## BEGIN SOURCE DATA

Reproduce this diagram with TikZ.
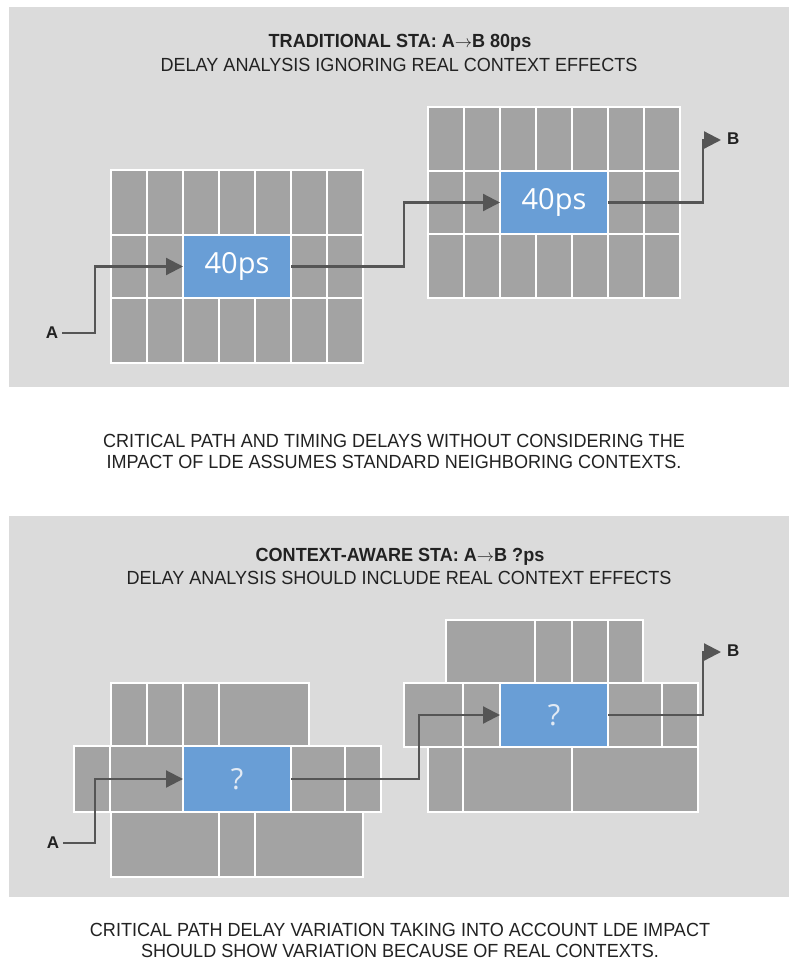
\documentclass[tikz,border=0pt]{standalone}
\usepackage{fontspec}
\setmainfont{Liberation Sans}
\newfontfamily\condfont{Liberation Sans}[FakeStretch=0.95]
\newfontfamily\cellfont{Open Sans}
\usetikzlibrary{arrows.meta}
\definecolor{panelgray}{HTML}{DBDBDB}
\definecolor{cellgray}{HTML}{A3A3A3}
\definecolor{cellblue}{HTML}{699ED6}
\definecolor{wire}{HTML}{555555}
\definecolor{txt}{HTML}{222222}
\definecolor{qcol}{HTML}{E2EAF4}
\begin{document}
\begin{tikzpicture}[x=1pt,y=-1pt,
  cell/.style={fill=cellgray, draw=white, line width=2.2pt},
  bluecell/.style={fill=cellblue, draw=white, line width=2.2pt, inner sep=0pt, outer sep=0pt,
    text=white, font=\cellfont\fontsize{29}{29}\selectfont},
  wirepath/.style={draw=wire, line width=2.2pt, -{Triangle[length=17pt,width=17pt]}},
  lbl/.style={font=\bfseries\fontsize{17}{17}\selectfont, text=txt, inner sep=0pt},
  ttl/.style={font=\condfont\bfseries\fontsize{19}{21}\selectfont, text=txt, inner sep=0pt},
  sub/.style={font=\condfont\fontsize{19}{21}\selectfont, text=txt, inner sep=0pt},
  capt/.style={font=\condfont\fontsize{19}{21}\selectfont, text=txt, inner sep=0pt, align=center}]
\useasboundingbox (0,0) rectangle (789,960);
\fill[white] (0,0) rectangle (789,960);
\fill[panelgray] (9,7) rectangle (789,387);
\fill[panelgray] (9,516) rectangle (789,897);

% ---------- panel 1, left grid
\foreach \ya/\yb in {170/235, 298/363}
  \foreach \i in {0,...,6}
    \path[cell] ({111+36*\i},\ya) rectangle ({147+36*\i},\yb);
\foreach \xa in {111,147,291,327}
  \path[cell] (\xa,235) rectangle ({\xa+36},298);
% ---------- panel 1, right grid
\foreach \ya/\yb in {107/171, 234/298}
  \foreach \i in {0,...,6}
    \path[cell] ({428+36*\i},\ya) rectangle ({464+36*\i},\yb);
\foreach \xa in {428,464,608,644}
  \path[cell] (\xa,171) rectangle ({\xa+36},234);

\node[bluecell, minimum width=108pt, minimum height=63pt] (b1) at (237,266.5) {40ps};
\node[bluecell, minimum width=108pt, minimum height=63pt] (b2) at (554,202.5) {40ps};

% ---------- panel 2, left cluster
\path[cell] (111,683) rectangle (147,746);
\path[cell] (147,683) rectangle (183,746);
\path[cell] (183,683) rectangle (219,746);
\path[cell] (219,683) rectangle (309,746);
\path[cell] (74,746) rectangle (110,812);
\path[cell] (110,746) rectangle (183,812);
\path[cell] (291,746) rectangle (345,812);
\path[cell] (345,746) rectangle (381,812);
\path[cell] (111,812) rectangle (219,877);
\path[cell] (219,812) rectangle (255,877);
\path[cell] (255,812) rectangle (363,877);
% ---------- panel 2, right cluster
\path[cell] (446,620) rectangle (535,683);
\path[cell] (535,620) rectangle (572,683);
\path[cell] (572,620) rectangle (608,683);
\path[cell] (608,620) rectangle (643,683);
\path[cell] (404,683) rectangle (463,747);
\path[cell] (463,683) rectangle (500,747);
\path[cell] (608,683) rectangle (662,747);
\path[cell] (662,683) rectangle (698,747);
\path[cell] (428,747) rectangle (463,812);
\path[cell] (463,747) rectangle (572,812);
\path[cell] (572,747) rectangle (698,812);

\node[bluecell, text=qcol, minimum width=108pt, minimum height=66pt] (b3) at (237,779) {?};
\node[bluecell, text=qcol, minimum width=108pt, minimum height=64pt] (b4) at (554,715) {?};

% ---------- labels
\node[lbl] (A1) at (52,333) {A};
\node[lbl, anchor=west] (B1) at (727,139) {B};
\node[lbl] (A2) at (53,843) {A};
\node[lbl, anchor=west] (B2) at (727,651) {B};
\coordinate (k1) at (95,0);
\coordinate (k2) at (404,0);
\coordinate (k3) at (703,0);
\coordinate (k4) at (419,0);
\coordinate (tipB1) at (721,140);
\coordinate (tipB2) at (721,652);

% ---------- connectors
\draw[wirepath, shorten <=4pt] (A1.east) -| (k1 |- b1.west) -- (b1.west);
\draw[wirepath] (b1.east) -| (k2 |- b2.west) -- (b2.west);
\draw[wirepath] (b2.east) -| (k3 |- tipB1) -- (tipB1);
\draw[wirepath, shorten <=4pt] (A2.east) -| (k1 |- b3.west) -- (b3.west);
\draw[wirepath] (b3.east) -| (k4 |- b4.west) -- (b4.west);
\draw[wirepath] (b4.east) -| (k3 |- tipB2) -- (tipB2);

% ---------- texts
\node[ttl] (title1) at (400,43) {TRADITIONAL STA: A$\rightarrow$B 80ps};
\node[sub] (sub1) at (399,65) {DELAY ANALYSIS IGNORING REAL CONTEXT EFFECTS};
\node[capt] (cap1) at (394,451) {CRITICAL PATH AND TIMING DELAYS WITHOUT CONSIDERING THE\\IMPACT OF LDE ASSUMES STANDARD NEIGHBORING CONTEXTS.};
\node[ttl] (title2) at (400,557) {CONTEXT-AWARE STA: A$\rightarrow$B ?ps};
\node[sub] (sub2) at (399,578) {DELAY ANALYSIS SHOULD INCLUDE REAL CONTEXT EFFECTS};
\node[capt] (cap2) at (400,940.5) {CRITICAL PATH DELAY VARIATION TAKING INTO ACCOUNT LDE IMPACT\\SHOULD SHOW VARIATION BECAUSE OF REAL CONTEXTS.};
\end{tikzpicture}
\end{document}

## END SOURCE DATA

» DIRECTIVE:
Each line above is to be copied verbatim. Drop any image from the copy.

» ANSWER FOR THIS EXERCISE:
Reproduce this diagram with TikZ.
\documentclass[tikz,border=0pt]{standalone}
\usepackage{fontspec}
\setmainfont{Liberation Sans}
\newfontfamily\condfont{Liberation Sans}[FakeStretch=0.95]
\newfontfamily\cellfont{Open Sans}
\usetikzlibrary{arrows.meta}
\definecolor{panelgray}{HTML}{DBDBDB}
\definecolor{cellgray}{HTML}{A3A3A3}
\definecolor{cellblue}{HTML}{699ED6}
\definecolor{wire}{HTML}{555555}
\definecolor{txt}{HTML}{222222}
\definecolor{qcol}{HTML}{E2EAF4}
\begin{document}
\begin{tikzpicture}[x=1pt,y=-1pt,
  cell/.style={fill=cellgray, draw=white, line width=2.2pt},
  bluecell/.style={fill=cellblue, draw=white, line width=2.2pt, inner sep=0pt, outer sep=0pt,
    text=white, font=\cellfont\fontsize{29}{29}\selectfont},
  wirepath/.style={draw=wire, line width=2.2pt, -{Triangle[length=17pt,width=17pt]}},
  lbl/.style={font=\bfseries\fontsize{17}{17}\selectfont, text=txt, inner sep=0pt},
  ttl/.style={font=\condfont\bfseries\fontsize{19}{21}\selectfont, text=txt, inner sep=0pt},
  sub/.style={font=\condfont\fontsize{19}{21}\selectfont, text=txt, inner sep=0pt},
  capt/.style={font=\condfont\fontsize{19}{21}\selectfont, text=txt, inner sep=0pt, align=center}]
\useasboundingbox (0,0) rectangle (789,960);
\fill[white] (0,0) rectangle (789,960);
\fill[panelgray] (9,7) rectangle (789,387);
\fill[panelgray] (9,516) rectangle (789,897);

% ---------- panel 1, left grid
\foreach \ya/\yb in {170/235, 298/363}
  \foreach \i in {0,...,6}
    \path[cell] ({111+36*\i},\ya) rectangle ({147+36*\i},\yb);
\foreach \xa in {111,147,291,327}
  \path[cell] (\xa,235) rectangle ({\xa+36},298);
% ---------- panel 1, right grid
\foreach \ya/\yb in {107/171, 234/298}
  \foreach \i in {0,...,6}
    \path[cell] ({428+36*\i},\ya) rectangle ({464+36*\i},\yb);
\foreach \xa in {428,464,608,644}
  \path[cell] (\xa,171) rectangle ({\xa+36},234);

\node[bluecell, minimum width=108pt, minimum height=63pt] (b1) at (237,266.5) {40ps};
\node[bluecell, minimum width=108pt, minimum height=63pt] (b2) at (554,202.5) {40ps};

% ---------- panel 2, left cluster
\path[cell] (111,683) rectangle (147,746);
\path[cell] (147,683) rectangle (183,746);
\path[cell] (183,683) rectangle (219,746);
\path[cell] (219,683) rectangle (309,746);
\path[cell] (74,746) rectangle (110,812);
\path[cell] (110,746) rectangle (183,812);
\path[cell] (291,746) rectangle (345,812);
\path[cell] (345,746) rectangle (381,812);
\path[cell] (111,812) rectangle (219,877);
\path[cell] (219,812) rectangle (255,877);
\path[cell] (255,812) rectangle (363,877);
% ---------- panel 2, right cluster
\path[cell] (446,620) rectangle (535,683);
\path[cell] (535,620) rectangle (572,683);
\path[cell] (572,620) rectangle (608,683);
\path[cell] (608,620) rectangle (643,683);
\path[cell] (404,683) rectangle (463,747);
\path[cell] (463,683) rectangle (500,747);
\path[cell] (608,683) rectangle (662,747);
\path[cell] (662,683) rectangle (698,747);
\path[cell] (428,747) rectangle (463,812);
\path[cell] (463,747) rectangle (572,812);
\path[cell] (572,747) rectangle (698,812);

\node[bluecell, text=qcol, minimum width=108pt, minimum height=66pt] (b3) at (237,779) {?};
\node[bluecell, text=qcol, minimum width=108pt, minimum height=64pt] (b4) at (554,715) {?};

% ---------- labels
\node[lbl] (A1) at (52,333) {A};
\node[lbl, anchor=west] (B1) at (727,139) {B};
\node[lbl] (A2) at (53,843) {A};
\node[lbl, anchor=west] (B2) at (727,651) {B};
\coordinate (k1) at (95,0);
\coordinate (k2) at (404,0);
\coordinate (k3) at (703,0);
\coordinate (k4) at (419,0);
\coordinate (tipB1) at (721,140);
\coordinate (tipB2) at (721,652);

% ---------- connectors
\draw[wirepath, shorten <=4pt] (A1.east) -| (k1 |- b1.west) -- (b1.west);
\draw[wirepath] (b1.east) -| (k2 |- b2.west) -- (b2.west);
\draw[wirepath] (b2.east) -| (k3 |- tipB1) -- (tipB1);
\draw[wirepath, shorten <=4pt] (A2.east) -| (k1 |- b3.west) -- (b3.west);
\draw[wirepath] (b3.east) -| (k4 |- b4.west) -- (b4.west);
\draw[wirepath] (b4.east) -| (k3 |- tipB2) -- (tipB2);

% ---------- texts
\node[ttl] (title1) at (400,43) {TRADITIONAL STA: A$\rightarrow$B 80ps};
\node[sub] (sub1) at (399,65) {DELAY ANALYSIS IGNORING REAL CONTEXT EFFECTS};
\node[capt] (cap1) at (394,451) {CRITICAL PATH AND TIMING DELAYS WITHOUT CONSIDERING THE\\IMPACT OF LDE ASSUMES STANDARD NEIGHBORING CONTEXTS.};
\node[ttl] (title2) at (400,557) {CONTEXT-AWARE STA: A$\rightarrow$B ?ps};
\node[sub] (sub2) at (399,578) {DELAY ANALYSIS SHOULD INCLUDE REAL CONTEXT EFFECTS};
\node[capt] (cap2) at (400,940.5) {CRITICAL PATH DELAY VARIATION TAKING INTO ACCOUNT LDE IMPACT\\SHOULD SHOW VARIATION BECAUSE OF REAL CONTEXTS.};
\end{tikzpicture}
\end{document}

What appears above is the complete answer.